**Problem details**
Repeat, exactly and only, the lines from the beginning of the data through the line with "from bokeh.resources import INLINE". Pictures are left out.

**Provided material**
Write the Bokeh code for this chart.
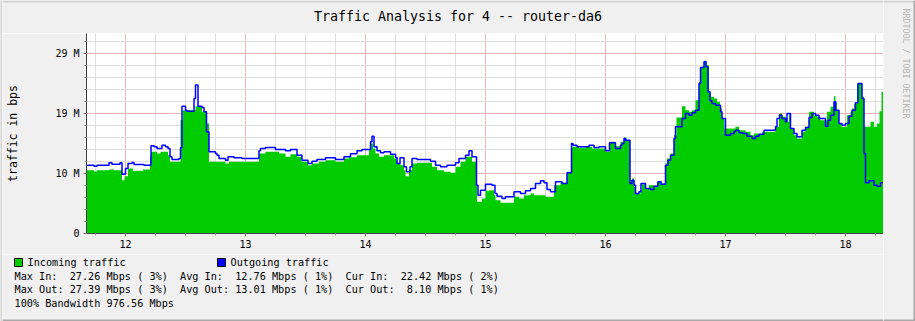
import math
from bokeh.plotting import figure
from bokeh.layouts import column, row
from bokeh.models import FixedTicker, Range1d
from bokeh.core.properties import value
from bokeh.embed import file_html
from bokeh.resources import INLINE

# time axis: hours since the 11th, 00:00 ; values in Mbit/s
IN_T = [16.2, 17.7, 18.3, 20.7, 21.7, 23.3, 23.8, 24.5, 25.5, 27.5,
        28.9, 29.1, 30.3, 31.0, 32.5, 32.9, 35.0, 35.5, 38.0, 39.3,
        40.2, 40.7, 44.0, 44.7, 50.7, 52.0, 54.7, 56.0, 57.0, 58.3,
        59.2, 60.5, 61.3, 62.7, 64.0, 66.0, 67.7, 68.7, 70.3, 72.7,
        73.0, 73.5, 74.0, 74.7, 75.7, 77.7, 78.3, 79.0, 79.7, 80.0,
        80.7, 81.3, 82.3, 85.3, 86.3, 87.7, 89.0, 90.0, 91.0, 92.0,
        93.3, 94.3, 95.3, 96.0, 96.7, 97.7, 98.0, 99.0, 101.7, 102.7,
        103.7, 105.0, 105.7, 108.0, 109.7, 111.0, 112.3, 113.2, 114.7, 116.0,
        117.3, 120.0, 120.8, 122.0, 123.0, 123.7, 124.2, 124.9, 125.3, 125.7,
        126.1, 127.0, 127.3, 128.0, 128.7, 129.7, 130.3, 131.3, 132.0, 132.3,
        133.0, 133.7, 134.2, 135.3, 136.0, 136.7, 137.3, 138.0, 138.7, 139.1,
        139.7, 140.2, 140.7, 141.1, 141.7, 142.3, 142.9, 143.3, 143.8, 146.0,
        146.7, 148.0, 149.0, 149.7, 150.7, 151.3, 154.0, 154.7, 155.3, 156.0,
        156.7, 157.0, 157.7, 158.3, 159.3, 160.0, 160.7, 161.7, 162.3, 163.0,
        164.3, 165.0, 165.7, 166.0, 166.3, 166.7, 167.2, 168.3, 169.0, 169.3,
        169.7, 170.3, 171.3, 171.7, 173.0, 173.7, 174.3, 174.8, 175.2, 175.6]
IN_V = [10.31, 10.09, 10.31, 10.42, 10.31, 8.68, 9.33, 10.58, 10.20, 10.42,
        12.48, 13.29, 13.02, 13.29, 12.75, 11.67, 18.45, 20.08, 20.73, 19.80,
        17.91, 11.67, 11.39, 11.67, 13.02, 13.29, 13.02, 12.48, 12.91, 12.48,
        11.67, 11.12, 11.39, 11.67, 11.94, 11.67, 12.21, 12.43, 12.75, 13.57,
        14.65, 13.84, 13.02, 12.48, 12.75, 12.21, 11.39, 11.12, 10.31, 9.33,
        10.31, 11.39, 11.50, 10.85, 10.31, 10.04, 9.88, 10.85, 11.67, 12.48,
        11.67, 5.15, 5.70, 6.95, 7.05, 6.24, 5.43, 4.99, 5.97, 5.70,
        6.24, 6.51, 6.24, 5.97, 7.87, 8.25, 10.04, 14.11, 13.94, 14.11,
        13.84, 13.29, 14.92, 14.22, 14.92, 15.63, 15.19, 8.68, 8.95, 7.60,
        6.51, 7.05, 8.03, 7.33, 7.87, 7.60, 8.41, 8.14, 11.39, 12.21,
        13.02, 16.01, 18.88, 20.73, 20.08, 19.80, 20.08, 21.70, 24.69, 27.13,
        28.11, 27.40, 23.06, 22.25, 21.97, 21.43, 20.35, 18.72, 17.09, 17.36,
        16.82, 16.55, 16.01, 16.28, 16.17, 16.55, 17.36, 19.53, 18.99, 18.18,
        19.53, 17.09, 16.01, 15.46, 16.55, 17.36, 19.80, 19.26, 18.99, 18.45,
        19.80, 20.62, 22.35, 21.43, 20.08, 17.91, 17.36, 19.26, 19.80, 20.35,
        21.16, 24.42, 22.25, 17.36, 18.18, 17.36, 17.91, 19.91, 23.06, 23.06]

OUT_T = [16.2, 17.7, 18.3, 20.7, 21.3, 22.9, 23.3, 24.0, 24.5, 25.3,
         25.7, 27.7, 29.1, 29.7, 30.3, 31.3, 32.0, 32.5, 32.9, 33.3,
         34.7, 35.0, 35.3, 36.0, 36.3, 37.7, 38.0, 38.5, 39.3, 39.7,
         40.2, 40.7, 42.0, 42.3, 42.7, 44.0, 44.5, 45.7, 47.3, 50.7,
         51.0, 52.0, 54.0, 56.0, 57.0, 58.3, 59.3, 60.5, 61.3, 62.3,
         64.0, 66.0, 67.7, 69.0, 70.3, 71.3, 73.0, 73.3, 73.7, 74.3,
         75.0, 75.7, 77.0, 78.0, 78.3, 78.9, 79.7, 80.2, 80.9, 81.3,
         82.3, 85.0, 86.0, 87.0, 88.3, 90.0, 90.7, 92.0, 92.7, 93.3,
         94.2, 94.5, 95.0, 96.0, 97.3, 97.9, 98.3, 99.3, 100.0, 101.7,
         103.0, 104.0, 105.0, 106.0, 107.0, 107.7, 108.3, 109.0, 110.0, 111.3,
         112.3, 113.2, 113.5, 114.3, 116.7, 117.7, 118.7, 120.0, 120.8, 122.0,
         123.0, 123.3, 123.7, 124.0, 124.9, 125.3, 125.7, 126.0, 126.7, 127.1,
         128.0, 129.0, 129.7, 130.5, 131.1, 132.0, 132.5, 133.0, 133.7, 134.0,
         135.3, 136.0, 136.7, 137.3, 138.0, 138.7, 139.0, 139.7, 140.1, 140.5,
         140.9, 141.3, 142.0, 143.0, 143.3, 144.0, 145.0, 145.7, 146.0, 146.7,
         147.5, 148.3, 149.3, 150.0, 150.7, 151.7, 154.0, 154.3, 154.8, 155.3,
         156.0, 156.3, 157.0, 157.7, 158.3, 159.3, 160.0, 160.7, 161.3, 162.0,
         162.7, 164.0, 164.5, 165.0, 165.7, 166.0, 166.7, 167.3, 168.0, 168.7,
         169.3, 170.0, 170.5, 171.3, 171.7, 172.0, 172.7, 173.7, 174.3, 175.0,
         175.6]
OUT_V = [11.12, 10.96, 11.12, 11.50, 11.29, 11.50, 9.66, 10.58, 11.39, 11.56,
         11.23, 11.12, 14.27, 14.11, 13.84, 14.38, 14.11, 13.84, 12.48, 12.05,
         12.21, 13.94, 20.73, 20.08, 19.91, 21.97, 24.15, 20.73, 20.51, 19.80,
         16.55, 13.29, 13.02, 12.75, 12.21, 11.94, 12.48, 12.32, 12.21, 13.46,
         13.84, 14.00, 13.67, 13.46, 13.67, 12.75, 11.94, 11.39, 11.77, 12.05,
         12.32, 12.05, 12.48, 12.97, 13.46, 13.67, 14.92, 15.84, 14.11, 13.46,
         13.13, 13.29, 12.91, 12.37, 11.39, 12.32, 10.85, 10.04, 10.85, 12.21,
         12.05, 11.77, 11.12, 10.85, 11.12, 11.50, 12.21, 12.75, 13.46, 12.48,
         7.87, 6.24, 7.05, 8.03, 7.87, 6.51, 6.08, 5.70, 5.97, 6.78,
         6.51, 6.95, 7.33, 8.14, 8.57, 8.25, 7.16, 6.78, 8.41, 8.14,
         9.88, 14.65, 14.38, 14.11, 14.38, 14.00, 14.11, 13.46, 14.76, 13.84,
         14.38, 14.65, 15.46, 15.19, 8.14, 8.68, 7.87, 6.51, 6.78, 8.14,
         7.33, 7.16, 7.70, 8.41, 8.03, 11.12, 11.94, 12.75, 15.46, 17.36,
         18.72, 19.53, 19.26, 19.64, 20.08, 24.42, 27.02, 27.94, 27.13, 23.06,
         21.60, 21.16, 20.89, 19.80, 18.72, 16.01, 16.28, 16.55, 16.82, 16.39,
         16.28, 15.84, 15.46, 15.84, 16.17, 16.82, 17.36, 18.72, 19.26, 18.72,
         18.18, 19.53, 17.09, 16.28, 15.74, 16.82, 17.25, 18.88, 19.53, 19.26,
         18.72, 17.47, 18.45, 19.26, 21.43, 20.08, 17.91, 17.63, 17.91, 19.10,
         20.08, 21.27, 24.42, 21.97, 13.02, 8.25, 8.57, 7.87, 7.70, 8.25,
         8.25]

DAY_TICKS = [24, 48, 72, 96, 120, 144, 168]
DAY_LABELS = ["12", "13", "14", "15", "16", "17", "18"]
X_MINOR = [h for h in range(18, 175, 6) if h % 24 != 0]
Y_TICKS = [0, 9.765625, 19.53125, 29.296875]
Y_LABELS = ["0", "10 M", "19 M", "29 M"]
Y_MINOR = [i * 1.953125 for i in range(17) if i % 5 != 0]

TITLE = "Traffic Analysis for 4 -- router-da6"
Y_TITLE = "traffic in bps"
LEGEND_IN = "Incoming traffic"
LEGEND_OUT = "Outgoing traffic"
STAT_ROWS = [
    [("Max In:", 0), ("27.26 Mbps ( 3%)", 9), ("Avg In:", 27), ("12.76 Mbps ( 1%)", 36),
     ("Cur In:", 54), ("22.42 Mbps ( 2%)", 63)],
    [("Max Out:", 0), ("27.39 Mbps ( 3%)", 9), ("Avg Out:", 27), ("13.01 Mbps ( 1%)", 36),
     ("Cur Out:", 54), ("8.10 Mbps ( 1%)", 64)],
    [("100% Bandwidth 976.56 Mbps", 0)],
]
WATERMARK = "RRDTOOL / TOBI OETIKER"

IN_COLOR = "#00cc00"
OUT_COLOR = "#0000ff"
BG = "#f0f0f0"
EDGE_LIGHT = "#d0d0d0"
EDGE_DARK = "#a8a8a8"
FONT = "DejaVu Sans Mono"

X0, X1 = 16.2, 175.6
Y_TOP = 32.552

W_EDGE, W_MID, W_RIGHT = 2, 881, 32
H_TOP, H_MAIN, H_BOT = 33, 221, 67
H_ALL = H_TOP + H_MAIN + H_BOT


def strip(w, h, x_start=0, bg=BG):
    f = figure(width=w, height=h, output_backend="svg", toolbar_location=None,
               x_range=Range1d(x_start, x_start + w), y_range=Range1d(h, 0),
               x_axis_location=None, y_axis_location=None,
               min_border=0, min_border_left=0, min_border_right=0,
               min_border_top=0, min_border_bottom=0, frame_align=False,
               background_fill_color=bg, border_fill_color=bg)
    f.outline_line_color = None
    f.grid.visible = False
    return f


# ---- left edge ---------------------------------------------------------
left_edge = strip(W_EDGE, H_ALL, bg=EDGE_LIGHT)

# ---- title strip (x data = canvas px) ----------------------------------
top = strip(W_MID, H_TOP, x_start=W_EDGE)
top.quad(left=[W_EDGE], right=[W_EDGE + W_MID], top=[0], bottom=[2],
         fill_color=EDGE_LIGHT, line_color=None)
top.text(x=[457.5], y=[15.5], text=[TITLE], text_font=value(FONT),
         text_font_size=value("13.3px"), text_align="center", text_baseline="middle",
         text_color="black")

# ---- main plot ---------------------------------------------------------
p = figure(width=W_MID, height=H_MAIN, output_backend="svg", toolbar_location=None,
           x_range=Range1d(X0, X1), y_range=Range1d(0, Y_TOP), frame_align=False,
           min_border_left=86 - W_EDGE, min_border_right=0, min_border_top=0,
           min_border_bottom=21, background_fill_color="white", border_fill_color=BG)
p.outline_line_color = None

p.varea_step(x=IN_T, y1=0, y2=IN_V, step_mode="after", fill_color=IN_COLOR, fill_alpha=1.0)
p.step(OUT_T, OUT_V, mode="after", line_color=OUT_COLOR, line_width=1.5)

xt = FixedTicker(ticks=DAY_TICKS, minor_ticks=X_MINOR)
yt = FixedTicker(ticks=Y_TICKS, minor_ticks=Y_MINOR)
xa = p.xaxis[0]
ya = p.yaxis[0]
xa.ticker = xt
ya.ticker = yt
p.xgrid[0].ticker = xt
p.ygrid[0].ticker = yt
xa.major_label_overrides = {t: l for t, l in zip(DAY_TICKS, DAY_LABELS)}
ya.major_label_overrides = {t: l for t, l in zip(Y_TICKS, Y_LABELS)}

for ax in (xa, ya):
    ax.axis_line_color = "#404040"
    ax.major_tick_line_color = "#808080"
    ax.minor_tick_line_color = "#a0a0a0"
    ax.major_tick_in = 0
    ax.minor_tick_in = 0
    ax.major_tick_out = 3
    ax.minor_tick_out = 2
    ax.major_label_text_font = FONT
    ax.major_label_text_font_size = "10px"
    ax.major_label_text_color = "black"
    ax.major_label_standoff = 4
xa.major_label_standoff = 3

ya.axis_label = Y_TITLE
ya.axis_label_text_font = FONT
ya.axis_label_text_font_size = "11.5px"
ya.axis_label_text_font_style = "normal"
ya.axis_label_text_color = "black"
ya.axis_label_standoff = 32

for g in (p.xgrid[0], p.ygrid[0]):
    g.grid_line_color = "#ecb4b4"
    g.grid_line_alpha = 1.0
    g.minor_grid_line_color = "#dedede"
    g.minor_grid_line_alpha = 1.0

# ---- legend / statistics strip (x data = canvas px) --------------------
bot = strip(W_MID, H_BOT, x_start=W_EDGE)
Y0 = H_TOP + H_MAIN  # canvas y of the strip's top edge
bot.quad(left=[W_EDGE], right=[W_EDGE + W_MID], top=[H_BOT - 2], bottom=[H_BOT],
         fill_color=EDGE_DARK, line_color=None)
bot.quad(left=[14, 217], right=[22, 225], top=[258 - Y0, 258 - Y0], bottom=[266 - Y0, 266 - Y0],
         fill_color=[IN_COLOR, OUT_COLOR], line_color="black", line_width=1)
bot.text(x=[27, 230], y=[261.5 - Y0, 261.5 - Y0], text=[LEGEND_IN, LEGEND_OUT],
         text_font=value(FONT), text_font_size=value("10.2px"), text_baseline="middle",
         text_color="black")
COL_W = 6.13
sx, sy, st = [], [], []
for r, segs in enumerate(STAT_ROWS):
    for txt, col in segs:
        sx.append(14 + col * COL_W)
        sy.append(275.5 + r * 13.6 - Y0)
        st.append(txt)
bot.text(x=sx, y=sy, text=st, text_font=value(FONT), text_font_size=value("10.2px"),
         text_baseline="middle", text_color="black")

# ---- right strip with vertical credit ----------------------------------
side = strip(W_RIGHT, H_ALL)
side.quad(left=[0], right=[W_RIGHT], top=[0], bottom=[2], fill_color=EDGE_LIGHT, line_color=None)
side.quad(left=[W_RIGHT - 2, 0], right=[W_RIGHT, W_RIGHT], top=[0, H_ALL - 2],
          bottom=[H_ALL, H_ALL], fill_color=EDGE_DARK, line_color=None)
side.text(x=[22], y=[8], text=[WATERMARK], angle=-math.pi / 2, text_font=value(FONT),
          text_font_size=value("8.3px"), text_align="left", text_baseline="middle",
          text_color="#b4b4b4")

layout = row(left_edge, column(top, p, bot, spacing=0), side, spacing=0)
open("out.html", "w").write(file_html(layout, INLINE))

**In response**
Write the Bokeh code for this chart.
import math
from bokeh.plotting import figure
from bokeh.layouts import column, row
from bokeh.models import FixedTicker, Range1d
from bokeh.core.properties import value
from bokeh.embed import file_html
from bokeh.resources import INLINE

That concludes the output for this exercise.